3、線香を点火して、上下2組ある段違いワイヤー格子(12)の上部の格子から約10mm~15mm真下にある下部の段違いワイヤー格子(12)に向かって線香を差し通すのであるが、線香を格子面に対し斜めにして降下すると隣りの格子に外れて入れてしまうので、線香は格子面に対して出来るだけ直立させて、必ず1ケの格子には1本だけの線香を差し通し、受け皿(1)のマット面(3)に、線香の下端が確実に接地した状態にセットすれば、線香は直立し安定して燃焼が継続することが出来る。
4、線香の下端や指などで無理に格子を押し曲げたりせず、格子面の中央部を差す目安にして、特定の格子に拘らないで、多数ある空き格子に分散して線香を差し通すようにする。
傍に火の着いた線香が有っても少し離して線香を差せば、接触して火傷をする心配もなく安全で差し通し易い。
5、格子1ケの収容面積内で占める一般的な線香1本分の面積は約1/4程なので、1本の線香に対して格子1ケの収容力には十分に余裕があり、線香を格子にスムーズに差し通すように慣れるのも早い。
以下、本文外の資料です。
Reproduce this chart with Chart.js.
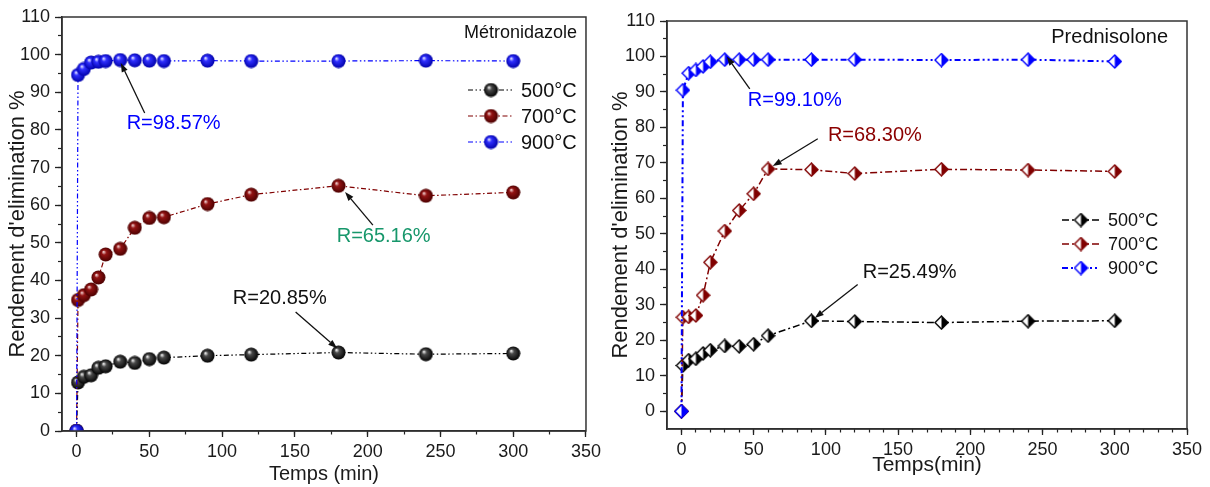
<!DOCTYPE html>
<html>
<head>
<meta charset="utf-8">
<script src="https://cdn.jsdelivr.net/npm/chart.js@4"></script>
<style>
  html, body { margin: 0; padding: 0; background: #fff; }
  #wrap { position: relative; width: 1210px; height: 487px; }
  .pane { position: absolute; top: 0; width: 605px; height: 487px; }
</style>
</head>
<body>
<div id="wrap">
  <div class="pane" style="left:0"><canvas id="metro"></canvas></div>
  <div class="pane" style="left:605px"><canvas id="pred"></canvas></div>
</div>
<script>
// temps de contact (min)
const times = [0, 1, 5, 10, 15, 20, 30, 40, 50, 60, 90, 120, 180, 240, 300];
const series = ['500°C', '700°C', '900°C'];
const xTickLabels = [0, 50, 100, 150, 200, 250, 300, 350];
const yTickLabels = [0, 10, 20, 30, 40, 50, 60, 70, 80, 90, 100, 110];

// Métronidazole
const metro500 = [0, 12.9, 14.4, 14.8, 16.8, 17.2, 18.4, 18.1, 19.1, 19.5, 20.0, 20.3, 20.85, 20.4, 20.6];
const metro700 = [0, 34.8, 36.1, 37.6, 40.8, 46.9, 48.4, 54.0, 56.6, 56.8, 60.3, 62.8, 65.16, 62.5, 63.4];
const metro900 = [0, 94.6, 96.2, 97.9, 98.1, 98.3, 98.57, 98.5, 98.4, 98.3, 98.4, 98.3, 98.3, 98.4, 98.3];

// Prednisolone
const pred500 = [0, 12.9, 14.4, 14.8, 16.3, 17.2, 18.4, 18.3, 18.9, 21.3, 25.49, 25.3, 25.0, 25.4, 25.5];
const pred700 = [0, 26.5, 26.6, 27.0, 32.7, 42.0, 50.8, 56.6, 61.3, 68.3, 68.1, 67.0, 68.2, 68.0, 67.6];
const pred900 = [0, 90.5, 95.3, 96.2, 97.2, 98.5, 99.1, 99.1, 99.1, 99.1, 99.1, 99.1, 99.0, 99.1, 98.6];

const yTitle = "Rendement d'elimination %";
const colors = ['#000000', '#800000', '#0000ff'];

Chart.defaults.font.family = 'Arial, "Liberation Sans", sans-serif';
Chart.defaults.color = '#1a1a1a';

// petites images pour les marqueurs
function ball(hi, mid, dark) {
  const c = document.createElement('canvas');
  c.width = 15; c.height = 15;
  const g = c.getContext('2d');
  const grd = g.createRadialGradient(5.3, 4.8, 0.3, 7.5, 7.5, 7.2);
  grd.addColorStop(0, hi);
  grd.addColorStop(0.3, mid);
  grd.addColorStop(1, dark);
  g.fillStyle = grd;
  g.beginPath(); g.arc(7.5, 7.5, 7, 0, Math.PI * 2); g.fill();
  return c;
}
function halfDiamond(col) {
  const c = document.createElement('canvas');
  c.width = 15; c.height = 15;
  const g = c.getContext('2d');
  const path = () => {
    g.beginPath();
    g.moveTo(7.5, 1); g.lineTo(14, 7.5); g.lineTo(7.5, 14); g.lineTo(1, 7.5); g.closePath();
  };
  path(); g.fillStyle = '#fff'; g.fill();
  g.save(); g.beginPath(); g.rect(7.5, 0, 8, 15); g.clip();
  path(); g.fillStyle = col; g.fill(); g.restore();
  path(); g.strokeStyle = col; g.lineWidth = 1.4; g.stroke();
  return c;
}

const balls = [
  ball('#f4f4f4', '#4a4a4a', '#000000'),
  ball('#f3d6d6', '#941414', '#4a0000'),
  ball('#eaeaff', '#3030ff', '#0000a8')
];
const diamonds = colors.map(halfDiamond);

const toPts = arr => arr.map((v, i) => ({x: times[i], y: v}));
const steps = (from, to, step) => {
  const out = [];
  for (let v = from; v <= to + 1e-9; v += step) out.push({value: v});
  return out;
};

function axes(o) {
  return {
    x: {
      type: 'linear', min: -10, max: 350,
      afterBuildTicks: s => { s.ticks = xTickLabels.map(v => ({value: v})); },
      ticks: {autoSkip: false, maxRotation: 0, padding: 4, font: {size: o.tick}},
      grid: {drawOnChartArea: false, tickLength: 6, tickWidth: 1.3, tickColor: '#222'},
      border: {color: '#222', width: 1.5},
      title: {display: true, text: o.xTitle, font: {size: o.xTitleSize, lineHeight: 1},
        padding: {top: 0, bottom: o.xTitlePad}},
      afterFit: s => { s.height = o.xHeight; }
    },
    xMinor: {
      type: 'linear', position: 'bottom', weight: -1, min: -10, max: 350,
      afterBuildTicks: s => { s.ticks = steps(0, 350, o.xMinor); },
      ticks: {display: false},
      grid: {drawOnChartArea: false, tickLength: 3.5, tickWidth: 1.2, tickColor: '#222'},
      border: {display: false},
      afterFit: s => { s.height = 0; }
    },
    y: {
      type: 'linear', min: o.yMin, max: 110,
      afterBuildTicks: s => { s.ticks = yTickLabels.map(v => ({value: v})); },
      ticks: {autoSkip: false, padding: 5, font: {size: o.tick}},
      grid: {drawOnChartArea: false, tickLength: 7, tickWidth: 1.3, tickColor: '#222'},
      border: {color: '#222', width: 1.5},
      title: {display: true, text: yTitle, font: {size: 22, lineHeight: 1},
        padding: {top: o.yTitlePad, bottom: 0}},
      afterFit: s => { s.width = 62; }
    },
    yMinor: {
      type: 'linear', position: 'left', weight: -1, min: o.yMin, max: 110,
      afterBuildTicks: s => { s.ticks = steps(0, 110, 5); },
      ticks: {display: false},
      grid: {drawOnChartArea: false, tickLength: 4, tickWidth: 1.2, tickColor: '#222'},
      border: {display: false},
      afterFit: s => { s.width = 0; }
    }
  };
}

// cadre, légende, nom du composé et flèches
const decor = {
  id: 'decor',
  afterDatasetsDraw(chart, args, opts) {
    const ctx = chart.ctx;
    const a = chart.chartArea;
    const xs = chart.scales.x, ys = chart.scales.y;
    ctx.save();
    ctx.strokeStyle = '#333';
    ctx.lineWidth = 1.5;
    ctx.strokeRect(a.left, a.top, a.right - a.left, a.bottom - a.top);

    // nom
    ctx.fillStyle = '#111';
    ctx.font = opts.nameFont;
    ctx.textAlign = 'right';
    ctx.textBaseline = 'middle';
    ctx.fillText(opts.name, a.right - opts.nameDx, a.top + opts.nameDy);

    // légende
    const L = opts.legend;
    ctx.font = L.font;
    ctx.textAlign = 'left';
    chart.data.datasets.forEach((ds, i) => {
      const y = L.y + i * L.gap;
      ctx.strokeStyle = ds.borderColor;
      ctx.lineWidth = ds.borderWidth;
      ctx.setLineDash(ds.borderDash);
      ctx.beginPath(); ctx.moveTo(L.x1, y); ctx.lineTo(L.x2, y); ctx.stroke();
      ctx.setLineDash([]);
      const img = ds.pointStyle;
      ctx.drawImage(img, L.mx - img.width / 2, y - img.height / 2);
      ctx.fillStyle = '#111';
      ctx.fillText(ds.label, L.tx, y + 1);
    });

    // annotations
    ctx.font = '20px Arial, "Liberation Sans", sans-serif';
    ctx.textAlign = 'center';
    opts.notes.forEach(n => {
      ctx.fillStyle = n.color;
      ctx.fillText(n.text, xs.getPixelForValue(n.at[0]), ys.getPixelForValue(n.at[1]));
      const x1 = xs.getPixelForValue(n.from[0]), y1 = ys.getPixelForValue(n.from[1]);
      const x2 = xs.getPixelForValue(n.to[0]), y2 = ys.getPixelForValue(n.to[1]);
      const ang = Math.atan2(y2 - y1, x2 - x1);
      const hl = 9, hw = 3.2;
      const bx = x2 - hl * Math.cos(ang), by = y2 - hl * Math.sin(ang);
      ctx.strokeStyle = '#111'; ctx.fillStyle = '#111'; ctx.lineWidth = 1.3;
      ctx.beginPath(); ctx.moveTo(x1, y1); ctx.lineTo(bx, by); ctx.stroke();
      ctx.beginPath();
      ctx.moveTo(x2, y2);
      ctx.lineTo(bx + hw * Math.sin(ang), by - hw * Math.cos(ang));
      ctx.lineTo(bx - hw * Math.sin(ang), by + hw * Math.cos(ang));
      ctx.closePath(); ctx.fill();
    });
    ctx.restore();
  }
};

function makeDatasets(values, markers, dashes, widths) {
  return values.map((vals, i) => ({
    label: series[i],
    data: toPts(vals),
    borderColor: colors[i],
    backgroundColor: colors[i],
    borderWidth: widths[i],
    borderDash: dashes[i],
    pointStyle: markers[i],
    pointRadius: 6,
    order: 2 - i
  }));
}

// Graphique Métronidazole
new Chart(document.getElementById('metro'), {
  type: 'line',
  data: {
    datasets: makeDatasets([metro500, metro700, metro900], balls,
      [[5, 2.5, 1.5, 2.5, 1.5, 2.5], [5, 2.5, 1.5, 2.5], [5, 2.5, 1.5, 2.5, 1.5, 2.5]],
      [1.2, 1.2, 1.2])
  },
  options: {
    responsive: true, maintainAspectRatio: false, animation: false, events: [],
    layout: {padding: {left: 0, top: 17, right: 14, bottom: 0}},
    plugins: {
      legend: {display: false}, tooltip: {enabled: false},
      decor: {
        name: 'Métronidazole', nameFont: '18px Arial, "Liberation Sans", sans-serif', nameDx: 9, nameDy: 16,
        legend: {y: 90, gap: 26, x1: 468, x2: 513, mx: 491, tx: 521,
          font: '20px Arial, "Liberation Sans", sans-serif'},
        notes: [
          {text: 'R=98.57%', color: '#0000ff', at: [66.7, 81.8], from: [46.8, 84.5], to: [30.4, 97.8]},
          {text: 'R=65.16%', color: '#17976b', at: [211, 51.8], from: [203.6, 54.7], to: [184.5, 63.5]},
          {text: 'R=20.85%', color: '#111', at: [139.6, 35.3], from: [150.5, 31.6], to: [179, 22]}
        ]
      }
    },
    scales: axes({tick: 18, xTitle: 'Temps (min)', xTitleSize: 20, xTitlePad: 3, xHeight: 56,
      xMinor: 25, yMin: 0, yTitlePad: 7})
  },
  plugins: [decor]
});

// Graphique Prednisolone
new Chart(document.getElementById('pred'), {
  type: 'line',
  data: {
    datasets: makeDatasets([pred500, pred700, pred900], diamonds,
      [[7, 3, 2, 3], [7, 3, 2, 3], [6, 3, 2, 3, 2, 3]],
      [1.5, 1.5, 2])
  },
  options: {
    responsive: true, maintainAspectRatio: false, animation: false, events: [],
    layout: {padding: {left: 0, top: 21, right: 23, bottom: 0}},
    plugins: {
      legend: {display: false}, tooltip: {enabled: false},
      decor: {
        name: 'Prednisolone', nameFont: '20px Arial, "Liberation Sans", sans-serif', nameDx: 19, nameDy: 16,
        legend: {y: 220, gap: 24, x1: 457, x2: 495, mx: 476, tx: 503,
          font: '18px Arial, "Liberation Sans", sans-serif'},
        notes: [
          {text: 'R=99.10%', color: '#0000ff', at: [78.5, 87.5], from: [47.3, 90.9], to: [31.4, 100]},
          {text: 'R=68.30%', color: '#8b0000', at: [133.9, 77.6], from: [94.4, 76.8], to: [63.2, 69.1]},
          {text: 'R=25.49%', color: '#111', at: [158, 39.1], from: [122, 35.7], to: [92.3, 26.3]}
        ]
      }
    },
    scales: axes({tick: 18, xTitle: 'Temps(min)', xTitleSize: 21, xTitlePad: 11.5, xHeight: 58,
      xMinor: 10, yMin: -5, yTitlePad: 5})
  },
  plugins: [decor]
});
</script>
</body>
</html>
6、本発明の上下2組の無接点の段違いワイヤー格子(12)は、隣接のワイヤー列面(11)同士の上下の2本間に約4mm~5mmの間隔があり、線香が下方へ燃え移ても、線香の燃焼帯域(燃焼している部分+燃焼の継続に必要な熱量を保持している部分)の約3mm以内では、当該の細い不燃性のワイヤー(10)1本とだけの点接触となり、線香の燃焼帯域の熱の流出が極めて抑制され、燃焼の継続性も確保され、カス灰まで全て燃えきることが出来る。
改めて同じ格子に線香を差し通す場合にも、障害となる燃えカスが、当該の格子内には全くないので簡便に焼香が出来る。
7、線香の燃焼が最下位4段目のワイヤー列面(11)の位置から少し下方へ移動してから、多くは線香の支えが失われてマット面(3)に倒れ込むが、受け皿(1)とマットとの組み合わせで、線香が完全に燃えきる為に、燃焼熱の流出を最少限度に抑えられる最適な組み合わせを実証で割り出して、受け皿(1)とマットを選定し設置してあるので、燃えきるには何ら問題がなく、ただマット面(3)の僅かなカス灰だけを処理すればよい。
8、本発明の洗浄は、焼香する回数にもよるが、2カ月~3カ月に1回ぐらい、適当な時期に線香から燃え出た汚れが付着したワイヤー列を洗剤などで除去し、受け皿(1)のマット面(3)上の燃え残りの少量の灰も状態を見て処理する程度でよい。
線香立てワイヤースタンド(4)を持ち上げて、受け皿(1)を取り出してパタパタと軽く叩くだけでも十分である。
【符号の説明】
【0009】
1 受け皿、 2 皿壁、 3 マット面、 4 ワイヤースタンド、 5 前後壁、 6 左右壁、 7 上端面、 8 下端面、 9 ワイヤー設置溝、 10 ワイヤー、11 ワイヤー列面、 12 段違いワイヤー格子、 13 脚。